Just Average

It certainly feels like it.  That web searching has grown a lot more frustrating since AI has taken over.  For some of us, Al has no idea how our minds work or what we’re looking for.  Apart from hallucinating, it tries to average out the human experience.  Some people aren’t like everyone else.  I like to think that I’m reasonably intelligent and that I pick search words with some aforethought.  Yet the web searches I do bring up things (mostly products for sale) that have nothing to do with the information I’m hoping to land.  We’ve swapped quality for convenience, yet again.  The experience of being human is being effaced by those who are growing rich off the world’s love affair with “artificial intelligence.”  Emphasis on the artificial part.

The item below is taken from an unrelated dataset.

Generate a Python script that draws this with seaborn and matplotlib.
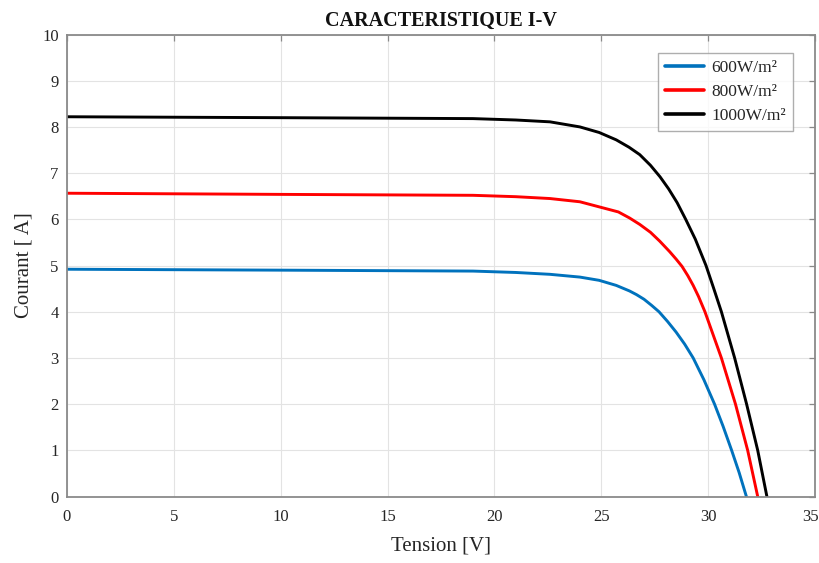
import matplotlib
matplotlib.use("Agg")
import matplotlib.pyplot as plt
import matplotlib.transforms as mtransforms
import seaborn as sns
import pandas as pd

# I-V characteristic of a PV module at three irradiance levels
v_600 = [0, 10, 19, 21, 22.6, 24.0, 24.9, 25.7, 26.32, 26.65, 27.0, 27.35, 27.7, 28.1,
         28.5, 28.9, 29.3, 29.8, 30.3, 30.7, 31.1, 31.45, 31.79]
i_600 = [4.92, 4.90, 4.88, 4.85, 4.81, 4.75, 4.68, 4.57, 4.45, 4.37, 4.27, 4.14, 4.00, 3.79,
         3.56, 3.30, 3.00, 2.53, 2.00, 1.52, 1.00, 0.52, 0.0]

v_800 = [0, 10, 19, 21, 22.6, 24.0, 24.9, 25.8, 26.32, 26.8, 27.3, 27.73, 28.2,
         28.5, 28.78, 29.05, 29.3, 29.55, 29.85, 30.62, 31.28, 31.85, 32.32]
i_800 = [6.565, 6.54, 6.52, 6.49, 6.45, 6.38, 6.27, 6.16, 6.03, 5.89, 5.72, 5.53, 5.30,
         5.14, 4.98, 4.78, 4.57, 4.33, 4.00, 3.00, 2.00, 1.00, 0.0]

v_1000 = [0, 10, 19, 21, 22.6, 24.0, 24.9, 25.7, 26.3, 26.8, 27.3, 27.75, 28.15,
          28.55, 28.95, 29.4, 29.9, 30.25, 30.62, 31.24, 31.8, 32.32, 32.75]
i_1000 = [8.22, 8.20, 8.18, 8.15, 8.11, 8.00, 7.88, 7.72, 7.56, 7.40, 7.17, 6.92, 6.66,
          6.36, 6.00, 5.57, 5.00, 4.52, 4.00, 3.00, 2.00, 1.00, 0.0]

labels = ["600W/m²", "800W/m²", "1000W/m²"]
colors = ["#0072BD", "#FF0000", "#000000"]

x_ticks = list(range(0, 36, 5))
y_ticks = list(range(0, 11, 1))

frames = []
for lab, v, i in zip(labels, [v_600, v_800, v_1000], [i_600, i_800, i_1000]):
    frames.append(pd.DataFrame({"Tension": v, "Courant": i, "Irradiance": lab}))
df = pd.concat(frames, ignore_index=True)

sns.set_theme(style="white")
plt.rcParams["font.family"] = ["Liberation Serif", "DejaVu Serif"]

fig = plt.figure(figsize=(8.2, 5.63), dpi=100)
ax = fig.add_axes([0.0817, 0.118, 0.9122, 0.8207])

sns.lineplot(data=df, x="Tension", y="Courant", hue="Irradiance",
             palette=dict(zip(labels, colors)), hue_order=labels,
             sort=False, estimator=None, linewidth=2.1, ax=ax)

ax.set_xlim(0, 35)
ax.set_ylim(0, 10)
ax.set_xticks(x_ticks)
ax.set_yticks(y_ticks)

ax.grid(True, color="#e3e3e3", linewidth=0.8)
ax.set_axisbelow(True)
for s in ax.spines.values():
    s.set_visible(True)
    s.set_color("#8a8a8a")
    s.set_linewidth(1.3)

ax.tick_params(axis="both", which="both", direction="in", length=4,
               width=0.9, color="#8a8a8a", top=True, right=True,
               labelsize=12, labelcolor="#262626")
ax.tick_params(axis="x", pad=9)
ax.tick_params(axis="y", pad=6)

# keep the last x tick label inside the figure
last = ax.get_xticklabels()[-1]
last.set_transform(last.get_transform() +
                   mtransforms.ScaledTranslation(-4 / 100, 0, fig.dpi_scale_trans))

ax.set_xlabel("Tension [V]", fontsize=15, color="#262626", labelpad=8)
ax.set_ylabel("Courant [ A]", fontsize=15, color="#262626", labelpad=6)
ax.set_title("CARACTERISTIQUE I-V", fontsize=14.5, fontweight="bold",
             color="#111111", pad=6)

leg = ax.legend(loc="upper right", bbox_to_anchor=(0.9706, 0.96),
                fontsize=12.5, frameon=True, fancybox=False,
                handlelength=2.3, handletextpad=0.4, borderpad=0.4,
                labelspacing=0.45, borderaxespad=0, handleheight=0.7)
leg.get_frame().set_edgecolor("#9a9a9a")
leg.get_frame().set_linewidth(1.0)
for line in leg.get_lines():
    line.set_linewidth(2.6)
for t in leg.get_texts():
    t.set_color("#262626")

fig.savefig("out.png", dpi=100)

The real issue is with finding information.  Some of us don’t trust the web much, and prefer to find our information in print, which is less easily manipulable.  More stable.  These days Google appeals to our natural vanity and, more importantly, likes to try to sell us stuff by personalizing search results.  It’s all about the money.  Some of us really just want information.  The alternative is to try to find what you’re looking for in a library, which is fine and good if you have the time and resources to do so.  And the issue there is finding what you need.  Since many university libraries have gone electronic, you need to be a card-carrying member to read information on a screen.  What have we become?  Vividly I remember searching through the underground stacks at Edinburgh University.  If something wasn’t in the card catalogue, ordering it on inter-library loan.  I never did land any grant funding to travel to read books that just don’t move.

I was trying to read a public domain text online the other day.  My eyes quickly grew weary and restless.  The internet encourages that, and although social media isn’t my personal demon, often the weather websites are.  And those little things that have crept into your brain while at work to look up later.  Which brings us back to searching.  AI works by averaging things out.  Some of us want the raw material, not what other people want.  After all, look who “average people” elected to fill the White House a couple years back.  I admit to being nostalgic, to missing the days when a book in the hand couldn’t just be dashed off by anyone with a computer and internet connection.  Averaging everything together, is by definition, making it all mediocre.


Time Taking

Publishing is a slow business.  In a world of instant information, such plodding may appear to be old-fashioned.  Outdated.  Each step of the process takes time and anyone can sit down and type thoughts directly into the internet, so why bother with traditional publishing?  These thoughts come to me as I read through the proofs of Holy Horror, and work on the index.  This is time-consuming, and time is hard to come by.  That, I suppose, is a major reason for doing things this way.  Ironically, people don’t have a problem seeing that handmade items—which tend to take time and be less efficient than machine-made articles—are more valuable.  They represent care and quality, things that a machine can’t assess well.  This is the world beyond math.  It is the human world.

Those of us born before computers took over sometimes have difficulty adjusting.  The world of the instant goes well with inflation—the myth that constant growth in a limited world is possible.  The fact is that value is a human judgment and we value things that take time.  It’s true that most non-fiction books are instantly dated these days.  Often it’s because information flies more quickly than pre-press operations.  It takes a couple years to write a book and a publisher takes a year or two getting it into print.  Back when the process was invented news traveled slowly and, I venture to say as a historian of sorts, didn’t often carry the dramatic shifts we witness today.  A book could take a long time to appear and still be fresh and new when it did.  For the internet generation it may be hard to see that this is an issue of quality.

Most of us are content with the satisfactory.  We’re willing to sacrifice quality for convenience.  We do it all the time.  Then, in the recording industry, vinyl starts to come back.  Corporate bigwigs—for whom fast and cheap is best—express surprise.  Why would anyone buy a record?  The question can only be answered by those who’ve listened to one.  There is a difference, a difference that we’ve mostly been willing to jettison for the convenience of the instant download.  Our lives are being cluttered with disposable-quality material.  Even now I’m writing this daily update for my blog rather than continuing the drudgery of working on an index.  We all have expectations of alacrity, I guess.  The slower world of publishing is more my speed.